Spicy lamb fingers
Pastry rolls filled with lamb, pine nuts and spice
40 grams pine nuts
250 grams minced lamb
1 onion, finely chopped
½ teaspoon ground cumin
½ teaspoon ground allspice
salt and freshly ground black pepper
- Drizzle a little olive oil in a frying pan and place over a low heat.
- Add the pine nuts and stir constantly until golden (be very careful as they can easily burn).
- As soon as you see them start to change color, remove the pan from the heat and keep stirring.
- When they are evenly colored, place them on paper towels to drain.
- In the same pan, add a little oil along with the onion, cumin and allspice.
- Cook until the onion has softened and become translucent. Add the meat and continue to stir - cook until the meat has changed colour and cooked through, about 5 minutes.

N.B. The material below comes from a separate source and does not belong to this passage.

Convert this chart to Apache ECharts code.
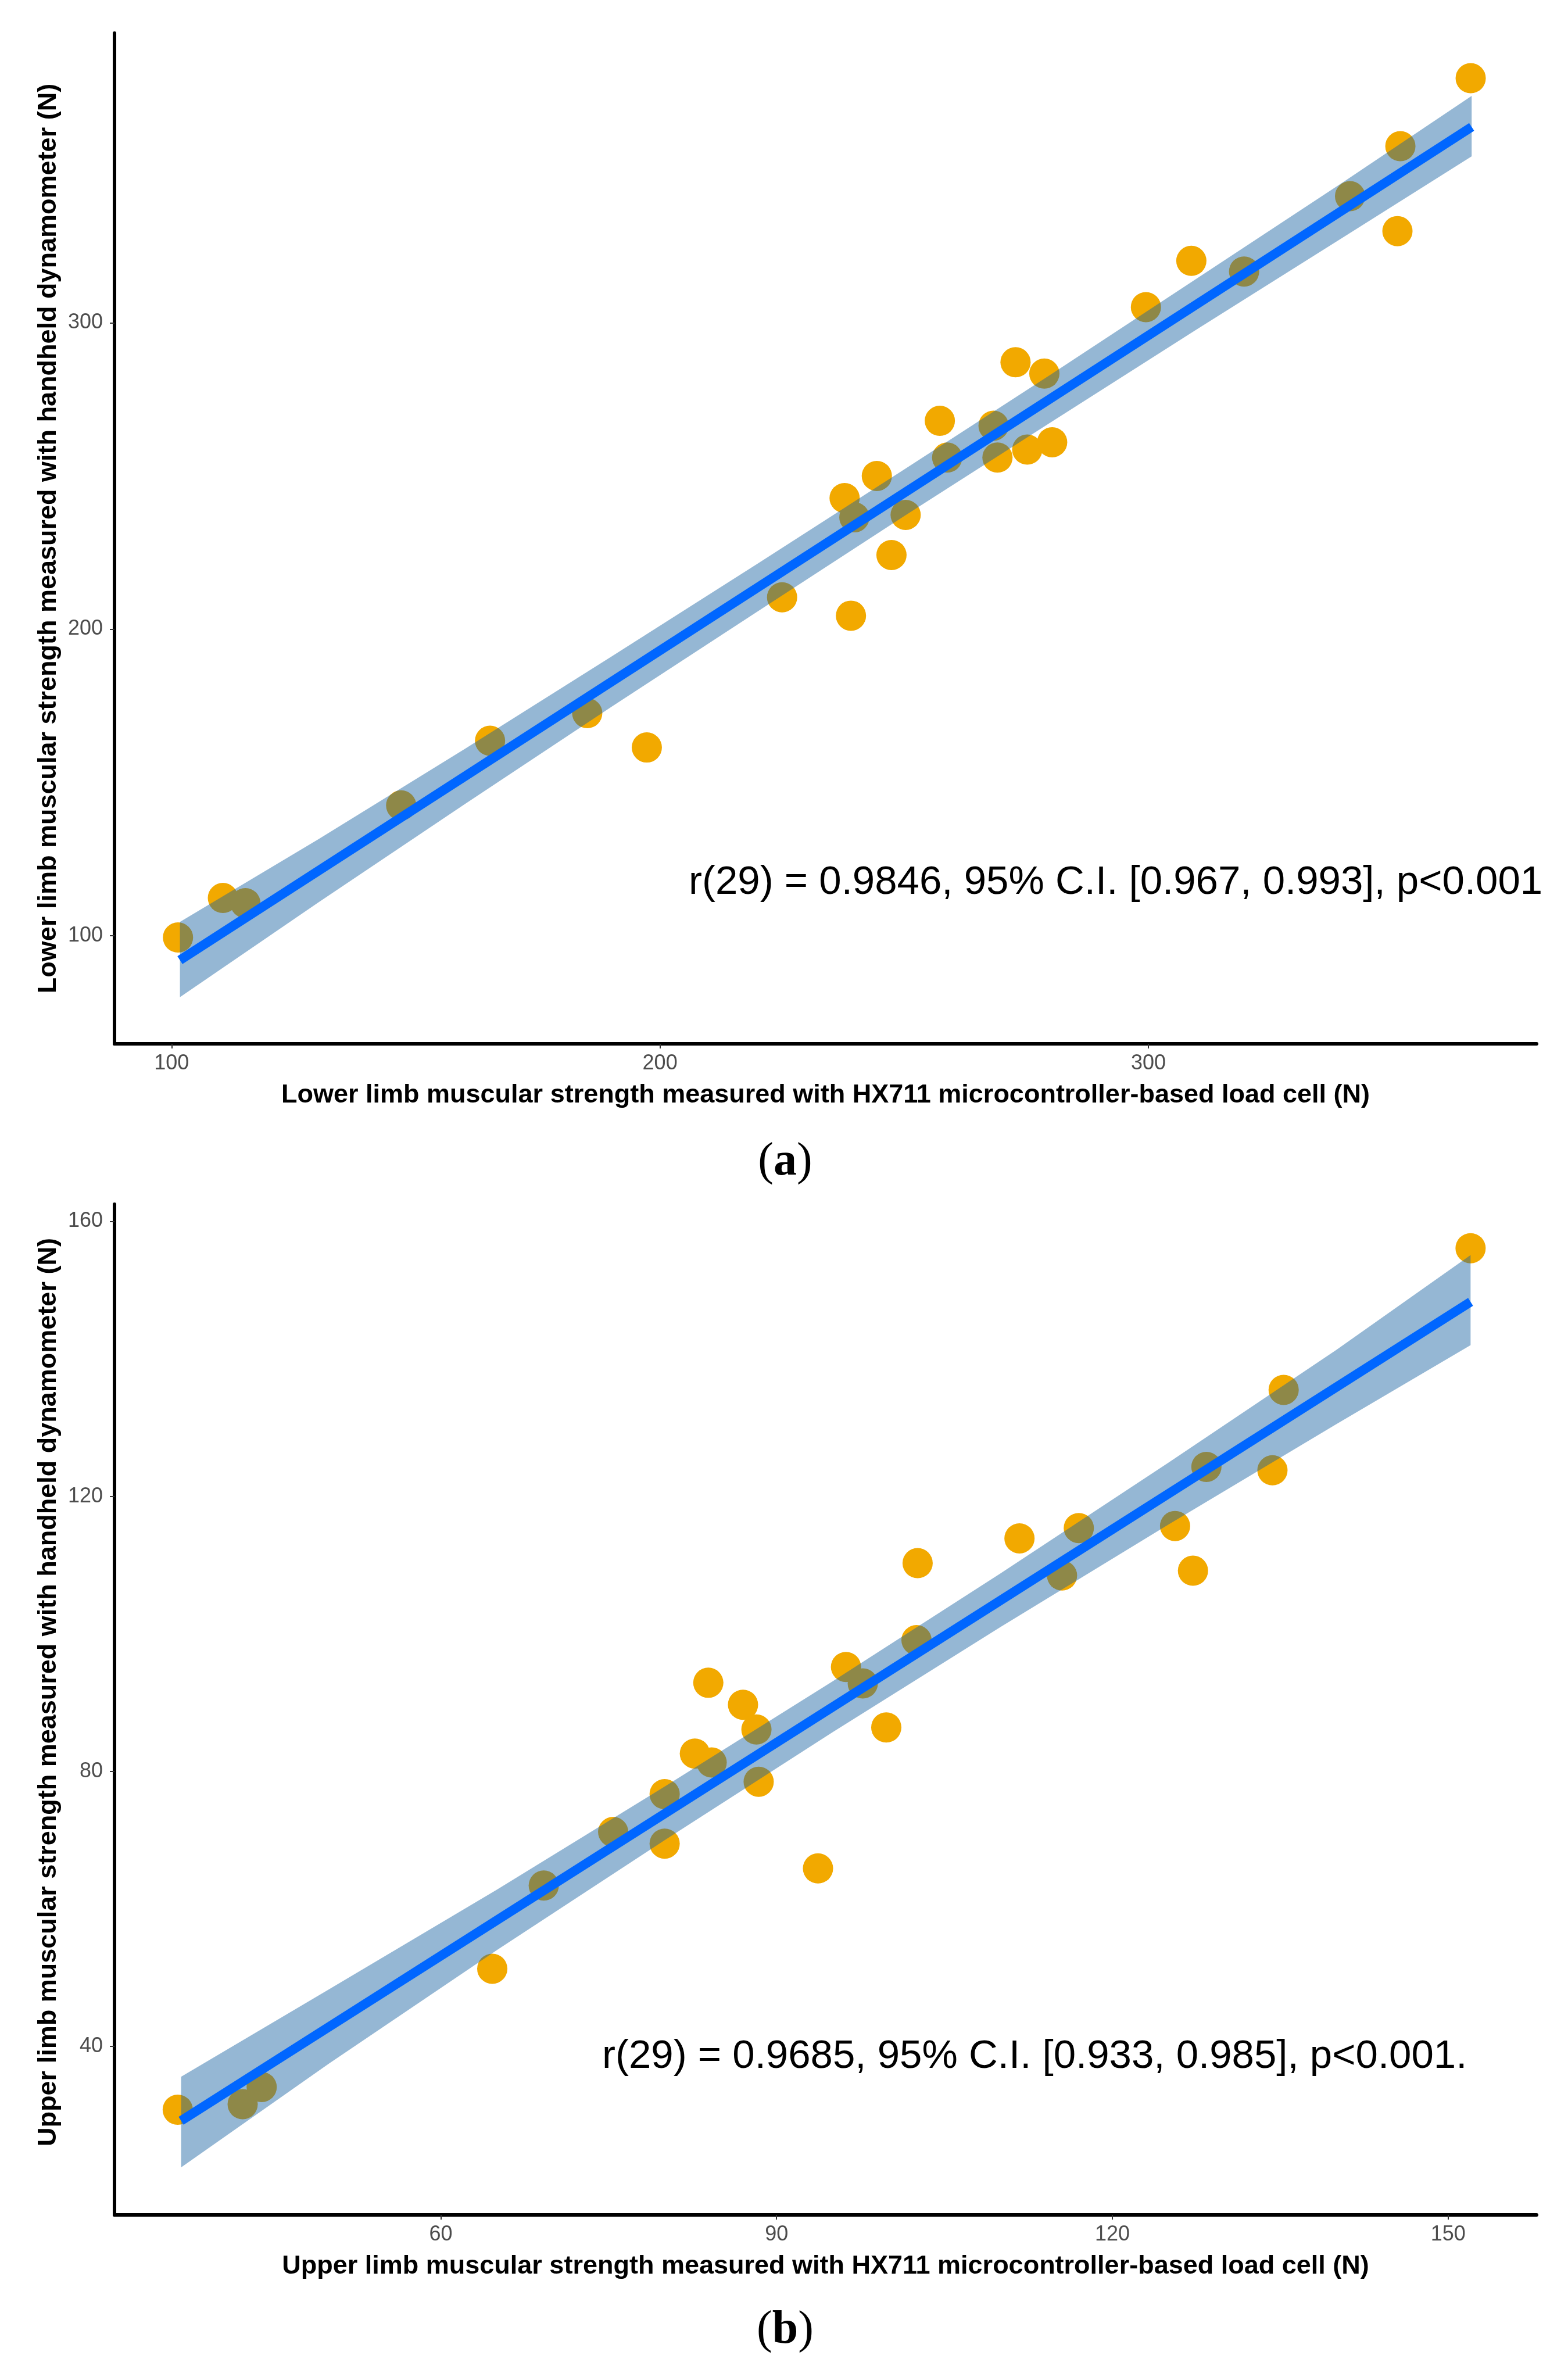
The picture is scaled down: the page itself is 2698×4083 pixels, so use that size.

- Remove from the heat and add back the pine nuts, stir to distribute them evenly and then place the mixture into a bowl to cool.
- Cut the filo sheets into 8cm/3 inch wide x 25cm/9 inch long strips.
- Form pairs with these strips - sandwich these layers together with a little melted butter.
- Take one sandwiched pair and place it in front of you and then place another sandwiched pair at the base of this strip to form an inverted T.
- Place a good teaspoon of filling in the centre to form a sausage shape.
- Fold the sides in and over the filling.
- Brush the exposed pastry with a little melted butter and roll to form a tight cigar shape.
- Repeat the process with the remaining filling.
- Place a sheet of baking paper onto a baking tray, brush the sheet with a little olive oil and then arrange the fingers on top.
- Brush these with a little extra oil and then bake in a preheated 180C until golden (about 20 minutes).
- Arrange on wire racks to cool slightly - these are best served warm from the oven.